# Still just plays too rough...sigh...



## TheVintageAngel (Oct 4, 2011)

Jemma is now 7 months old...and she's come a long way....no more barking and lunging at cars, joggers or walkers. At times, she even lets dogs pass by our yard without barking...not everytime, but the fact that it's even sometimes shows all the work we've put into that. In short, Jemma tends to be a reactive...high energy (don't want to use the word hyper) puppy. I see her slowing a little bit....but not much yet. My biggest concern is that she still plays too rough with the kids. When the kids are out in the back yard playing, I have to keep her on a lead. If I don't, she jumps up on them still, knocks them over, and even occasionaly mouths them....all in an attempt to play with them, but I just can't have that since she's getting huge (kids are 9 and 6).

I work hard to correct her, praise her for correct, gentle and calm behavior, try diversion to something she can play with - her tug rope, etc....but does anyone else have any specific advice on this? I'm worried I'll never be able to let her be out with the kids in play off lead...and that makes me very sad. Not sure if this is a puppy thing, or more of just how she is. I know she's very young still...but at this point, she MUST know that this is not okay...


----------



## Jeven's Tyde (Feb 1, 2012)

Tyde watches my son intently when we're outside. Well, not like he's stalking him. But while we're playing (me and the dog), he will always look up to see where my son is. Sometimes he will leave me to go see what he's doing. A couple of times when he's been in crazy dog mode he will knock my son over, or get too carried away with him, mouthing, biting, etc. But when they're together and being normal to each other, he doesn't jump up on him or anything, even when we're outside. He will follow him around the yard.

I have problems with my son more, who wants to stick his hand in my dogs mouth. Tyde won't be nipping at my son, until my son does that, then he says "Ok... you want some teeth, here..." Not hard though. (not saying it can't get harder). When they're outside together, my son takes the dog's toy... usually whichever one he's playing with, and claims it as his own. Tyde will follow him around trying to get it. Part of the time Jeven will get mad when the dog tries to get his toy back, the other part he will run from the dog laughing like it's the best thing ever that the dog is chasing him. 

When he comes up and takes the toy from the dog, I usually get another toy.


Is she calmer with them inside, and it's just an outside thing? 

I'm so glad Tyde isn't that rough with my son.. it is FREAKING HARD having a 2 yr old and a puppy... having a over-zealous puppy that jumps up on children would probably push me to my limit... Lol.

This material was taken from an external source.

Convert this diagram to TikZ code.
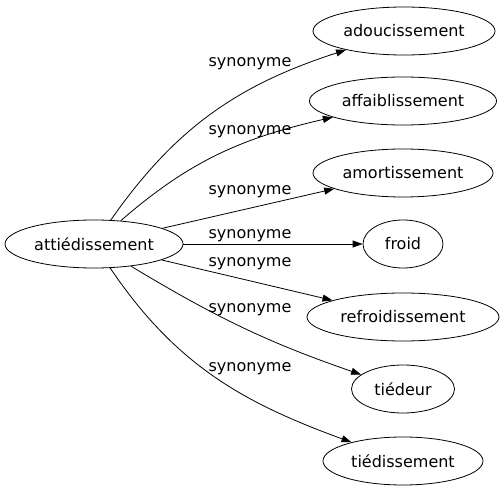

I'm sure she will calm down eventually... not that you want to "wait" until she does. Hopefully some people can help more... since I know I'm of no help at all. Lol.


----------



## qbchottu (Jul 10, 2011)

You would think...but it isn't that way with all dogs. I _still_ correct my rescue for becoming too rough. I especially hate when she bites Whiskey's flew  so I always keep half an eye on the dogs when they are playing so I can monitor what goes on.


----------



## RocketDog (Sep 25, 2011)

He's still a puppy. Kids are REALLY EXCITING for dogs. My pup who's 9.5 months old is great around other kids, but at home here, and when mine are playing outside (my two youngest are 12 and 13), either sledding, or basketball, or whatever, he simply cannot stand it. He gets crazy wild, so I have to supervise at all times. It's purely out of play, and the basketball particularly he loves. He has very high ball drive (prey, I believe). The long line is great, I correct him if he needs it and praise for good behavior too. It's just a time and consistency thing. 

I feel your pain though. When the kids want to go play basketball and I'm busy, he drives me crazy running around in here whining and standing at the window, watching and barking. I usually end up giving him a bone in his crate where he can't see them, LOL


----------



## TheVintageAngel (Oct 4, 2011)

Her inside behavior is now just about perfect...so it is indeed more of an outside thing. She used to do this stuff inside too - especially with my 6 year old son because he is a high energy kid...he doesn't walk anywhere, he runs...so it's just been an "adventure" with both the pup and my son together from day one. I think she loves him the best of all of us probably just for this reason - same energy level , seems to simply not be able to stand letting him run by shrieking without getting "in on the fun". But, now indoors she rarely, if ever jumps up on him and mouths him anymore. But outside, she loses her mind and reverts. I feel like she's a high prey drive pup - but maybe they all are? We have sort of made it her "job" to chase birds from the yard - just because she loves to do it and it seemed a harmless mission for her - we praise her and she herds them right out into the pine trees beyond her invisible fence line...so the birds have a safe zone, and she has a fun time herding. But she also chases bugs, flies, butterflies, etc. - anything that moves in the yard...jumps up to catch them and goes into crazy pup mode...and kids are no exception. 

Maybe with time and thousands upon thousands of corrections she'll learn she just can't do that with kids oustide either....it's just a real pain in the arse to stand out there and try to play with the kids while holding onto her long line to correct her.


----------



## RocketDog (Sep 25, 2011)

And don't forget maturity.


----------